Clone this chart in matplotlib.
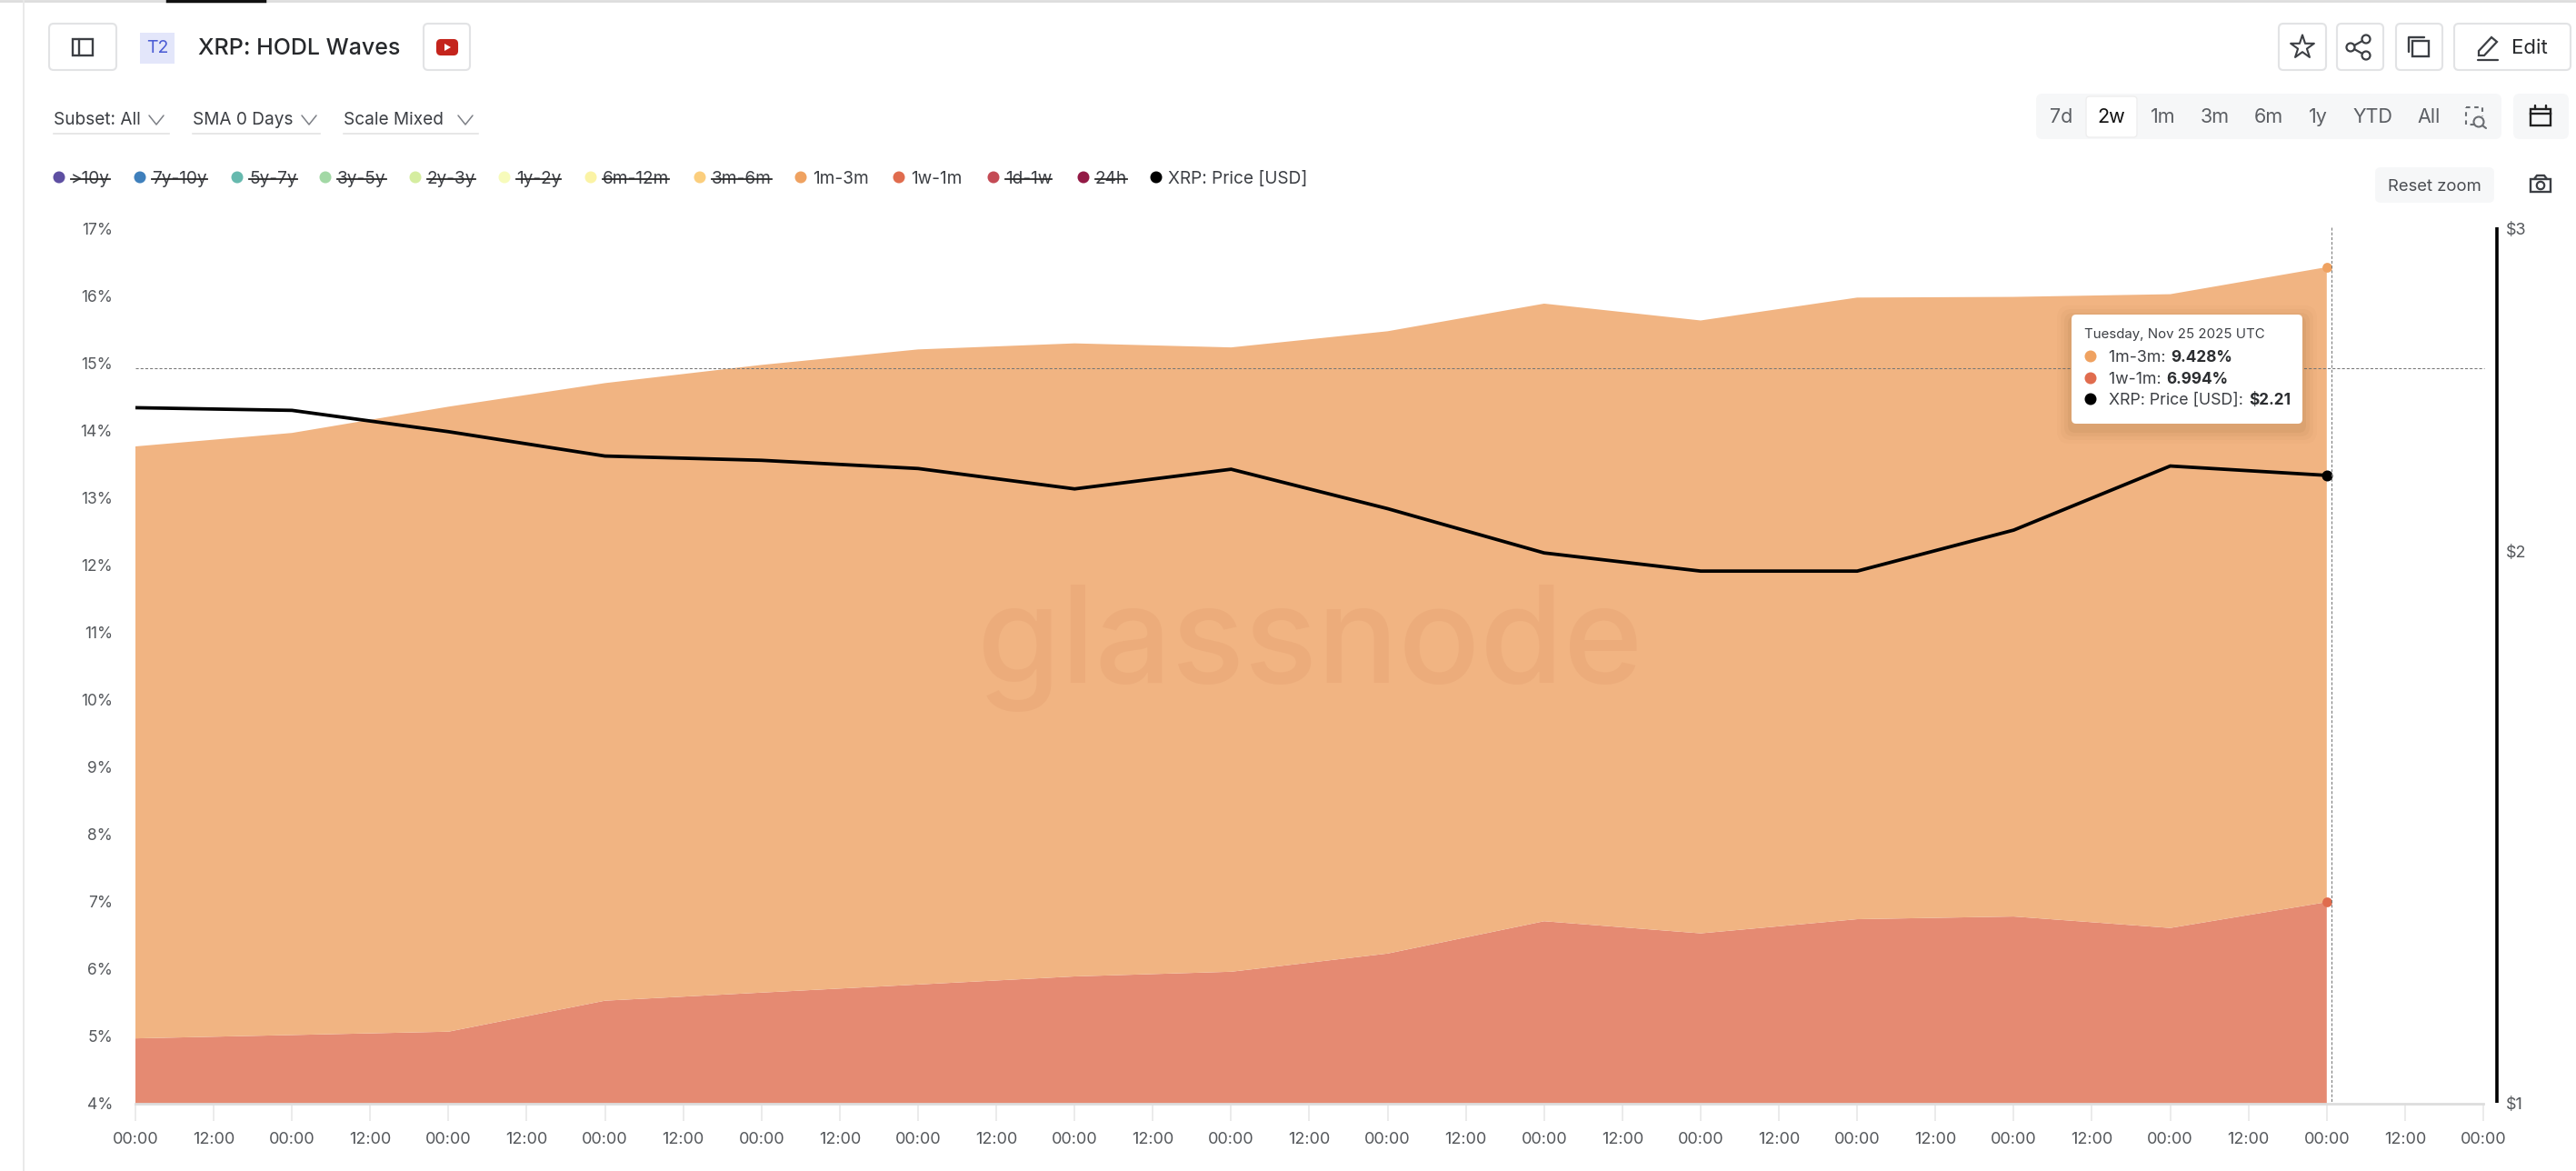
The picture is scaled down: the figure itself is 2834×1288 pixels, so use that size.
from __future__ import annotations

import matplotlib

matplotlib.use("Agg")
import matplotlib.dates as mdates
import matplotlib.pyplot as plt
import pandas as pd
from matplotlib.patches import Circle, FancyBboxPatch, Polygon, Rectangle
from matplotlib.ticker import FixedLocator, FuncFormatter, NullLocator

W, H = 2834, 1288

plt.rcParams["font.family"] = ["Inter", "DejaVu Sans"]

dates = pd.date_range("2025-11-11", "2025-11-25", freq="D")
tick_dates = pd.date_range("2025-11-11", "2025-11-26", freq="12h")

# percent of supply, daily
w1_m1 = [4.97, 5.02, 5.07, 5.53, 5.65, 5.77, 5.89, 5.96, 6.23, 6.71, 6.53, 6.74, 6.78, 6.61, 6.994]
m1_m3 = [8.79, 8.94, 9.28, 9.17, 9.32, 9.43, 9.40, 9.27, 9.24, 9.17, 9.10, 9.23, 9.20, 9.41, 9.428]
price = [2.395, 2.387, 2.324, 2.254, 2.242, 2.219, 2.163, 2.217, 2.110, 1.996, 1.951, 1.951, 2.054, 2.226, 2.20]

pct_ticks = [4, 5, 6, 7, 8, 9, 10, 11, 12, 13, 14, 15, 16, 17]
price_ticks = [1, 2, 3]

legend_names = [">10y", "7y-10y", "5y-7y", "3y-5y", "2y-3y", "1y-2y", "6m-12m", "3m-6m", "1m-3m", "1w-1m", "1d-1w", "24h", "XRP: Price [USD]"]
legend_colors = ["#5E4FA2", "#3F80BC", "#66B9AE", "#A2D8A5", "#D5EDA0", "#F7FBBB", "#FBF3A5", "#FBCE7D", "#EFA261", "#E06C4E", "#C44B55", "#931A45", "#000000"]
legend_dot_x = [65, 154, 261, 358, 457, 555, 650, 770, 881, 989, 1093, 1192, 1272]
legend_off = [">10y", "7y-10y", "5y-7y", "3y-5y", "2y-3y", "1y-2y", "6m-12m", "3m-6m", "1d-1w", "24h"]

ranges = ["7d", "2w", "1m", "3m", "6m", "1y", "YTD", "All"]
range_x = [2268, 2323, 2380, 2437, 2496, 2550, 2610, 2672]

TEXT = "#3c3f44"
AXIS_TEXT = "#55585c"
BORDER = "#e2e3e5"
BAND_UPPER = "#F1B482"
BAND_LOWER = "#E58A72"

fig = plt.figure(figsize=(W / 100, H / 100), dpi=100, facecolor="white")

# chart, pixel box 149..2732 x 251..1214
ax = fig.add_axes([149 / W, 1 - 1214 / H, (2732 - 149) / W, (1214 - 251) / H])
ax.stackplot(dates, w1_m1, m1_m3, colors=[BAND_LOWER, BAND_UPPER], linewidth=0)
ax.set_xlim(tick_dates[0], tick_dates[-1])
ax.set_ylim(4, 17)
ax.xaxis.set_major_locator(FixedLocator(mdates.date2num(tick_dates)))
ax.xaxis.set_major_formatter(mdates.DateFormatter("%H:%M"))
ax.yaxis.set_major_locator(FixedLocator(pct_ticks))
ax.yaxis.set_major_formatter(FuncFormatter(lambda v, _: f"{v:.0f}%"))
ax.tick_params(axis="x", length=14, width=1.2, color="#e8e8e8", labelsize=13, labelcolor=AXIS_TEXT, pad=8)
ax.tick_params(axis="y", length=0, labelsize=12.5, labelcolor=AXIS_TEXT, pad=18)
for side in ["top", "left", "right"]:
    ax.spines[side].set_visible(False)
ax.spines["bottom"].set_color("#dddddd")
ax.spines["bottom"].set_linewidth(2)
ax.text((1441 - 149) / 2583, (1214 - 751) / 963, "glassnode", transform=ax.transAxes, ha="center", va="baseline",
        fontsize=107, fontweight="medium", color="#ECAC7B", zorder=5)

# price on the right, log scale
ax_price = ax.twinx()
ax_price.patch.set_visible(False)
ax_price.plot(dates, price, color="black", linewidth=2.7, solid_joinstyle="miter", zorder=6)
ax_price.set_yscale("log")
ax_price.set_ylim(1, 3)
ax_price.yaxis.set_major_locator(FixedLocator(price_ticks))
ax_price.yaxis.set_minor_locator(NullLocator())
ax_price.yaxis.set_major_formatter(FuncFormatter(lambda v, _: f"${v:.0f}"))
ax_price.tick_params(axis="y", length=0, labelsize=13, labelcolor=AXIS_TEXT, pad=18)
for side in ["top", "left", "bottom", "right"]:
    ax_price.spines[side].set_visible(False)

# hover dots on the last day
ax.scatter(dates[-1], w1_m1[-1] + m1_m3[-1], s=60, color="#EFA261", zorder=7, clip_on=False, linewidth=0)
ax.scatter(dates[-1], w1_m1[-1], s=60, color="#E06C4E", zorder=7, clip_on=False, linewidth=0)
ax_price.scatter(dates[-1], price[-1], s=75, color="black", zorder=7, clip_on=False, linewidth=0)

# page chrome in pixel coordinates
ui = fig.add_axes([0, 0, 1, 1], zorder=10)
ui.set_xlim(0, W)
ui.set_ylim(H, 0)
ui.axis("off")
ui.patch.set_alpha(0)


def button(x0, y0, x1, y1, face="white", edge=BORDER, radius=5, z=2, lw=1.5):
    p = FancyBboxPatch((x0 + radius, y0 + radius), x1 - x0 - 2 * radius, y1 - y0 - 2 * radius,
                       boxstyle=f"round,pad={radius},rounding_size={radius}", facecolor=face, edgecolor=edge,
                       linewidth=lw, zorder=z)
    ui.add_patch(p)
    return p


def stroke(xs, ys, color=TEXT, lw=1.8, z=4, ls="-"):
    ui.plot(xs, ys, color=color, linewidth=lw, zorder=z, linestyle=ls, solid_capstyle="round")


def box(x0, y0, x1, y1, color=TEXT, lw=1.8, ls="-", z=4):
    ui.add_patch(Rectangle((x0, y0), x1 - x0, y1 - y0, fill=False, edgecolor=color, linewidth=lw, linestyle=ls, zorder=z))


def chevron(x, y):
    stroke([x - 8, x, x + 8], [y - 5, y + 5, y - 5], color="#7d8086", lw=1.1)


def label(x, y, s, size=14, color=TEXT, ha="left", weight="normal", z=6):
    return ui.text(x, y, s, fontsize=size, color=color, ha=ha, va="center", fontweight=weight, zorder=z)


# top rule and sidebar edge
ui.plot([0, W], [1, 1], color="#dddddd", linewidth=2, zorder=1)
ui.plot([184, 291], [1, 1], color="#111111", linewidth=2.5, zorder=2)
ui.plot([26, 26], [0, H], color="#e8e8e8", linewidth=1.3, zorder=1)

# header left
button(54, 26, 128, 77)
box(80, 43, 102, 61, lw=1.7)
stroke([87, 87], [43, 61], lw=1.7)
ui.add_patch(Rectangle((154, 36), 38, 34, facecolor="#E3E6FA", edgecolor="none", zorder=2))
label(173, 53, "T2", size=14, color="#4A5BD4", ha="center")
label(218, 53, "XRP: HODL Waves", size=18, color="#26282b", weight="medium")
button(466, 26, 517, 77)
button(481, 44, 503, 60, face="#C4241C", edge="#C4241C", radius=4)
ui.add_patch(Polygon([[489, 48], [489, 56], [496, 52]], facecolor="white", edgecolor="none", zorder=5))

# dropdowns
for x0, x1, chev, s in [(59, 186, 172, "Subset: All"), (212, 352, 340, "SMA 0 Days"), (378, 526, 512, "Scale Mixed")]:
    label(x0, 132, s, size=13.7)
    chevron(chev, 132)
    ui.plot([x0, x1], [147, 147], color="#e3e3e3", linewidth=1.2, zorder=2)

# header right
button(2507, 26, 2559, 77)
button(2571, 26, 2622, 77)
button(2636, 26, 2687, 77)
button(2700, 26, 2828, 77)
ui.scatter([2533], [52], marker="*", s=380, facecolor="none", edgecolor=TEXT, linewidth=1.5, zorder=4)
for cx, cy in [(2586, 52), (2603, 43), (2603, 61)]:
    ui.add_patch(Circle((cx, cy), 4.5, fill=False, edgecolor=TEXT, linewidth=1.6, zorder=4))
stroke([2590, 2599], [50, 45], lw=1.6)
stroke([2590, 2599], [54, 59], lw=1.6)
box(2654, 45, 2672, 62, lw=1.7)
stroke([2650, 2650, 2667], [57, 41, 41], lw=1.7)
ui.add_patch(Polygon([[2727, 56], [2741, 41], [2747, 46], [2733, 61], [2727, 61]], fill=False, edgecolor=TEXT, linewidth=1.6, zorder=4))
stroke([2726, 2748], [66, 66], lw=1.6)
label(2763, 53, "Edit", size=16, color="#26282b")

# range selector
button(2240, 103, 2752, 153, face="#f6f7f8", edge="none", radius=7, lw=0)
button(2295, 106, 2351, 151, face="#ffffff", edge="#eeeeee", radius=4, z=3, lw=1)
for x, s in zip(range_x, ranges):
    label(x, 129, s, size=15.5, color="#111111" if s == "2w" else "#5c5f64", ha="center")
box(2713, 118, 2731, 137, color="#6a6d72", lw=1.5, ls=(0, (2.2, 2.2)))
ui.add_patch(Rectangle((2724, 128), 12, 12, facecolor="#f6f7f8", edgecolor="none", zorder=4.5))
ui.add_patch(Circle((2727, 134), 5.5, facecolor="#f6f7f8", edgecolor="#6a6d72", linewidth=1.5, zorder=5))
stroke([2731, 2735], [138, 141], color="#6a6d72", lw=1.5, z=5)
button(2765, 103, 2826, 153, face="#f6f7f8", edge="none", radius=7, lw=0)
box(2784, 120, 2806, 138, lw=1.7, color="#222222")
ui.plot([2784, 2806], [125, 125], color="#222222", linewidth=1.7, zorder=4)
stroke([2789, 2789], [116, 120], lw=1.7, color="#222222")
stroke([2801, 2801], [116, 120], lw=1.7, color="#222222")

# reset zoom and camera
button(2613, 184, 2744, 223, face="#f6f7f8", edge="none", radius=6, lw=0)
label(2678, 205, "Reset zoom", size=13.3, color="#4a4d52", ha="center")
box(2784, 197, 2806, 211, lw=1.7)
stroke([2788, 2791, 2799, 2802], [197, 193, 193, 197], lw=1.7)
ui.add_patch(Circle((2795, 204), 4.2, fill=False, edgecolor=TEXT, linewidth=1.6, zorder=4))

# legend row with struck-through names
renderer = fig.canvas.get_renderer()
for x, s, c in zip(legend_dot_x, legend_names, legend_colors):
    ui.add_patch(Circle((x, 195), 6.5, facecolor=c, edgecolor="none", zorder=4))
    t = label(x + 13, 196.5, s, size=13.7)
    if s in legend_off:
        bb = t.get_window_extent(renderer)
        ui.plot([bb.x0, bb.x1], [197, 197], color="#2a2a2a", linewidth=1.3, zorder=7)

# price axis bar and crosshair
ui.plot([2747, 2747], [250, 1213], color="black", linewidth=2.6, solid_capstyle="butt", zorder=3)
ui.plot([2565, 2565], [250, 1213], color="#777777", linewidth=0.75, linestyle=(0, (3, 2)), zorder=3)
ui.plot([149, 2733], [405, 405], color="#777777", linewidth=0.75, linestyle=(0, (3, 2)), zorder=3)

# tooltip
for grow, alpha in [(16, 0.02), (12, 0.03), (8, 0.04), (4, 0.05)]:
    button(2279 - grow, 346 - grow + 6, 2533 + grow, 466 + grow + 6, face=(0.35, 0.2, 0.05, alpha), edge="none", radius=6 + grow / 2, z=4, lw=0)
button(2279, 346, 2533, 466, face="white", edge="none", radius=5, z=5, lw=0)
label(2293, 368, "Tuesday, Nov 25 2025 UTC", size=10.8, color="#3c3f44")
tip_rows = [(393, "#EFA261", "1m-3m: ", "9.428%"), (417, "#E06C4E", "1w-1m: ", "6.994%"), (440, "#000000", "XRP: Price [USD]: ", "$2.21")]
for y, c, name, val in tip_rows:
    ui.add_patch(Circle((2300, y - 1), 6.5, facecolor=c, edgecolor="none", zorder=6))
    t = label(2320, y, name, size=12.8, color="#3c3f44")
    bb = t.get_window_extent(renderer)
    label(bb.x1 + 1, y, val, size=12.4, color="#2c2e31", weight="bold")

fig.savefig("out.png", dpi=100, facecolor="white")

***

_BRIEF_
Write out exactly the lines running from the line containing "The picture is" to the line containing "fig = plt.figure(figsize=(W", with both of those lines included.

_RESPONSE_
The picture is scaled down: the figure itself is 2834×1288 pixels, so use that size.
from __future__ import annotations

import matplotlib

matplotlib.use("Agg")
import matplotlib.dates as mdates
import matplotlib.pyplot as plt
import pandas as pd
from matplotlib.patches import Circle, FancyBboxPatch, Polygon, Rectangle
from matplotlib.ticker import FixedLocator, FuncFormatter, NullLocator

W, H = 2834, 1288

plt.rcParams["font.family"] = ["Inter", "DejaVu Sans"]

dates = pd.date_range("2025-11-11", "2025-11-25", freq="D")
tick_dates = pd.date_range("2025-11-11", "2025-11-26", freq="12h")

# percent of supply, daily
w1_m1 = [4.97, 5.02, 5.07, 5.53, 5.65, 5.77, 5.89, 5.96, 6.23, 6.71, 6.53, 6.74, 6.78, 6.61, 6.994]
m1_m3 = [8.79, 8.94, 9.28, 9.17, 9.32, 9.43, 9.40, 9.27, 9.24, 9.17, 9.10, 9.23, 9.20, 9.41, 9.428]
price = [2.395, 2.387, 2.324, 2.254, 2.242, 2.219, 2.163, 2.217, 2.110, 1.996, 1.951, 1.951, 2.054, 2.226, 2.20]

pct_ticks = [4, 5, 6, 7, 8, 9, 10, 11, 12, 13, 14, 15, 16, 17]
price_ticks = [1, 2, 3]

legend_names = [">10y", "7y-10y", "5y-7y", "3y-5y", "2y-3y", "1y-2y", "6m-12m", "3m-6m", "1m-3m", "1w-1m", "1d-1w", "24h", "XRP: Price [USD]"]
legend_colors = ["#5E4FA2", "#3F80BC", "#66B9AE", "#A2D8A5", "#D5EDA0", "#F7FBBB", "#FBF3A5", "#FBCE7D", "#EFA261", "#E06C4E", "#C44B55", "#931A45", "#000000"]
legend_dot_x = [65, 154, 261, 358, 457, 555, 650, 770, 881, 989, 1093, 1192, 1272]
legend_off = [">10y", "7y-10y", "5y-7y", "3y-5y", "2y-3y", "1y-2y", "6m-12m", "3m-6m", "1d-1w", "24h"]

ranges = ["7d", "2w", "1m", "3m", "6m", "1y", "YTD", "All"]
range_x = [2268, 2323, 2380, 2437, 2496, 2550, 2610, 2672]

TEXT = "#3c3f44"
AXIS_TEXT = "#55585c"
BORDER = "#e2e3e5"
BAND_UPPER = "#F1B482"
BAND_LOWER = "#E58A72"

fig = plt.figure(figsize=(W / 100, H / 100), dpi=100, facecolor="white")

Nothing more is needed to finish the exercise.